Each year I seem to have an increasing number of friends who come to South Florida to visit and the one thing they all have in common is asking me where are the Everglades and what can we do there? Since I love both the outdoors and spending time with friends, this type of adventure is not any big deal, however understanding each person’s abilities allows me to find Everglade’s activities that will suit their desires as well as their capability. I’ll give a small breakdown of the most popular activities in the Everglades but along with fishing and hunting which require a bit more local knowledge, the following are probably the best for the occasional tourist.
What are the Everglades?
The Everglades consists of over 1.5 million acres and are located in the Southern part of Florida encompassing a great deal of diverse environments such as swamps, marshes, cypress hammocks mangroves and prairies. The most widely known of these is the sawgrass marsh area commonly known as the “river of grass.” It is called this because the shallow water flows through dense Sawgrass south to Florida Bay from Lake Okeechobee and other parts of Central Florida from just below Orlando. This slow moving river is nearly 60 miles wide and over 100 miles long! These areas are home to some of the most unique and also endangered species in North America, including the Florida Panther and the West Indian Manatee. Unfortunately, more and more invasive species have found a home in the Everglades and may soon out-compete the native species. Burmese Pythons of over 18 feet in length are becoming more common as well other snakes, reptiles and rodents that were released due to hurricanes and the illegal animal trade.
One of the most common types of tours to take in the Everglades is an airboat tour. Local guides who know the area well can explain not only the various ecosystems found and the abundance of wildlife, but most are also familiar with the history and culture of the region. Quite often the guide is a member of one of the native tribes of South Florida and can detail current and early life in the Everglades. These tours are relatively inexpensive and can be found in numerous places including various Indian reservations year round.
Hiking The Everglades
Hiking (or biking) through parts of the Everglades can be an awesome experience, if you prepare for it. Depending upon the time of the year you can be walking through some relatively easy or very difficult terrain. The dry season might allow for some easy, reasonably bug free and dry hiking, while the wet season may find you up to your knees in mud or standing water. It’s really important to know the areas you are going to hike and if you are new to the area stay on the well-known trails. In the wet season, usually the warmer months, the weather can be very hot and humid with constantly changing weather and the threat of some severe storms. The Shark Valley portion of Everglades National Park west of Miami is a 15 mile paved loop that will definitely give you are great view of the Florida Everglades and all it has to offer but will be a very safe and easy adventure. Many places such as Shark Valley are perfect venues for biking the Everglades as well.
Kayaking the Everglades
When you think of the Florida Everglades most people tend to think of inhospitable swamps and alligators ready to pounce on unsuspecting tourists, but the reality is that the Everglades are as beautiful as they are unique. There are numerous areas in the State and Federal park areas that are best seen from the water and there are even trails specifically designed for kayaking and canoeing.
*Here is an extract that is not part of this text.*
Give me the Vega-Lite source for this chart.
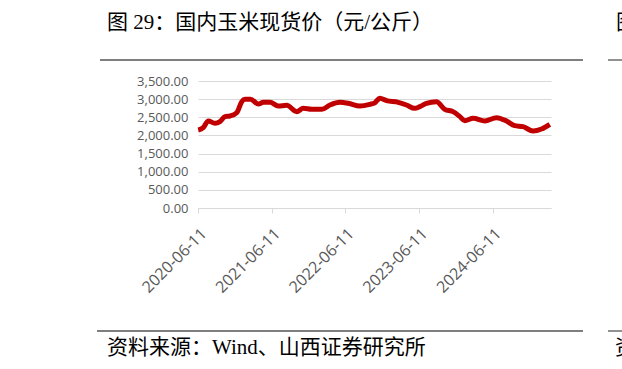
{
  "$schema": "https://vega.github.io/schema/vega-lite/v6.json",
  "autosize": "none",
  "width": 353,
  "height": 127,
  "padding": {"left": 198, "top": 81, "right": 71, "bottom": 161},
  "background": "white",
  "config": {"view": {"stroke": null}},
  "layer": [
    {
      "data": {"values": [
        {"date": "2020-06-12", "price": 2150},
        {"date": "2020-07-07", "price": 2213},
        {"date": "2020-08-01", "price": 2398},
        {"date": "2020-09-03", "price": 2334},
        {"date": "2020-09-28", "price": 2380},
        {"date": "2020-10-23", "price": 2518},
        {"date": "2020-11-17", "price": 2536},
        {"date": "2020-12-20", "price": 2627},
        {"date": "2021-01-14", "price": 2930},
        {"date": "2021-01-30", "price": 2995},
        {"date": "2021-02-27", "price": 2995},
        {"date": "2021-04-06", "price": 2866},
        {"date": "2021-05-01", "price": 2912},
        {"date": "2021-06-03", "price": 2912},
        {"date": "2021-07-14", "price": 2811},
        {"date": "2021-08-25", "price": 2830},
        {"date": "2021-10-14", "price": 2655},
        {"date": "2021-11-15", "price": 2747},
        {"date": "2021-12-27", "price": 2720},
        {"date": "2022-02-15", "price": 2720},
        {"date": "2022-03-28", "price": 2839},
        {"date": "2022-05-16", "price": 2912},
        {"date": "2022-06-27", "price": 2885},
        {"date": "2022-08-23", "price": 2811},
        {"date": "2022-10-11", "price": 2857},
        {"date": "2022-11-05", "price": 2900},
        {"date": "2022-11-30", "price": 3023},
        {"date": "2023-01-02", "price": 2958},
        {"date": "2023-03-01", "price": 2912},
        {"date": "2023-04-11", "price": 2839},
        {"date": "2023-05-22", "price": 2747},
        {"date": "2023-06-16", "price": 2793},
        {"date": "2023-07-19", "price": 2885},
        {"date": "2023-09-07", "price": 2930},
        {"date": "2023-10-18", "price": 2720},
        {"date": "2023-11-28", "price": 2655},
        {"date": "2024-01-01", "price": 2518},
        {"date": "2024-01-25", "price": 2407},
        {"date": "2024-03-07", "price": 2472},
        {"date": "2024-05-04", "price": 2398},
        {"date": "2024-07-01", "price": 2490},
        {"date": "2024-08-19", "price": 2398},
        {"date": "2024-09-29", "price": 2269},
        {"date": "2024-11-09", "price": 2241},
        {"date": "2024-12-29", "price": 2122},
        {"date": "2025-02-09", "price": 2177},
        {"date": "2025-03-22", "price": 2306}
      ]},
      "mark": {"type": "line", "color": "#C00000", "strokeWidth": 5, "interpolate": "monotone"},
      "encoding": {
        "x": {
          "field": "date", "type": "temporal",
          "scale": {"domain": ["2020-06-11", "2025-03-28"]},
          "axis": {
            "title": null,
            "values": ["2020-06-11", "2021-06-11", "2022-06-11", "2023-06-11", "2024-06-11"],
            "format": "%Y-%m-%d",
            "labelAngle": -45,
            "labelFont": "Open Sans",
            "labelFontSize": 16,
            "labelColor": "#595959",
            "labelPadding": 12,
            "tickColor": "#d9d9d9",
            "tickSize": 5,
            "domainColor": "#d9d9d9",
            "grid": false,
            "labelFlush": false,
            "labelOverlap": false
          }
        },
        "y": {
          "field": "price", "type": "quantitative",
          "scale": {"domain": [0, 3500]},
          "axis": {
            "title": null,
            "values": [0, 500, 1000, 1500, 2000, 2500, 3000, 3500],
            "format": ",.2f",
            "labelFont": "Open Sans",
            "labelFontSize": 13,
            "labelColor": "#595959",
            "labelPadding": 10,
            "ticks": false,
            "domain": false,
            "grid": true,
            "gridColor": "#d9d9d9",
            "gridWidth": 1
          }
        }
      }
    },
    {
      "data": {"values": [
        {"x1": -98, "x2": 385, "y": -21},
        {"x1": 410, "x2": 424, "y": -21},
        {"x1": -101, "x2": 385, "y": 250},
        {"x1": 410, "x2": 424, "y": 250}
      ]},
      "mark": {"type": "rule", "color": "#555555", "strokeWidth": 1.3},
      "encoding": {
        "x": {"field": "x1", "type": "quantitative", "scale": null},
        "x2": {"field": "x2"},
        "y": {"field": "y", "type": "quantitative", "scale": null}
      }
    },
    {
      "data": {"values": [
        {"t": "图 29：国内玉米现货价（元/公斤）", "x": -91, "y": -58},
        {"t": "资料来源：Wind、山西证券研究所", "x": -91, "y": 267},
        {"t": "图", "x": 418, "y": -58},
        {"t": "资", "x": 417, "y": 267}
      ]},
      "mark": {"type": "text", "align": "left", "baseline": "middle", "font": "Liberation Serif, Noto Sans CJK SC", "fontSize": 21, "color": "#000000"},
      "encoding": {
        "x": {"field": "x", "type": "quantitative", "scale": null},
        "y": {"field": "y", "type": "quantitative", "scale": null},
        "text": {"field": "t"}
      }
    }
  ]
}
The Loxahatchee state park Just west of Boynton Beach, Florida has a beautiful little loop of about 2 miles that is perfect for the novice along with a great boardwalk and information center.
The more well-know 99-mile Wilderness Waterway found between Flamingo and Everglades City in South Florida is perfect for the more adventurous person who not only has the time but ability to take on a vast variety of environments from beaches to mangroves and a seemingly never-ending supply of small islands. For those with less time you can paddle your way through shorter sections of the Wilderness waterway or take one to the paddle tours that are given by local outfitters.